A deep learning model for predicting the production of coalbed methane considering time, space, and geological features

Abstract

Coalbed methane (CBM) is high-quality clean energy and accurate prediction of daily gas production of CBM is critical for CBM engineering. However, the production process of CBM is a non-stable dynamic with significant fluctuation, and it is hard to predict by traditional statistical methods. This study processes a deep learning model T-DGCN considering time, space, and geological features for predicting complex long gas production sequences.
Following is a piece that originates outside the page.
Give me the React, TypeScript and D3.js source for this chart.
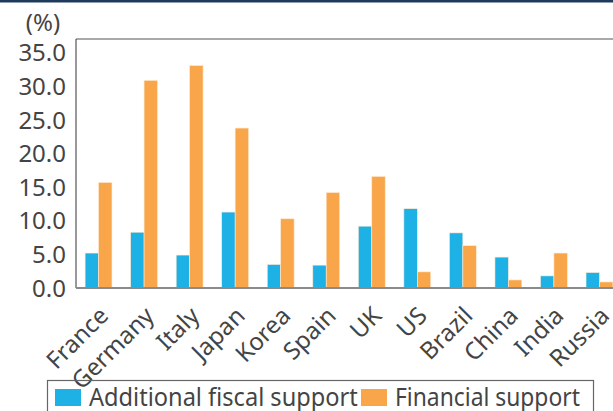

T-DGCN innovatively measures the similarity of geological features between wells with Dynamic Time Warping (DTW), and merges geological and spatial features to dynamically correct the weight matrix in a multilayer neural network with multiple aggregations. Then, the model uses the Gated Recurrent Unit (GRU) to extract the temporal features of gas production and predict the daily gas production sequence. The experiments with the data set from Shanxi Province showed that T-DGCN achieves an accuracy of 0.9298 in short-term production prediction, which is higher than the baseline models. In addition, the geological similarity calculated by DTW in T-DGCN significantly improves the performance of the model. And T-DGCN can still have better performance in long-term prediction tasks with accuracy above 0.9. This study provides a new method for the theoretical guidance for adjusting development schemes of CBM and the prediction of long-time series in geoscience.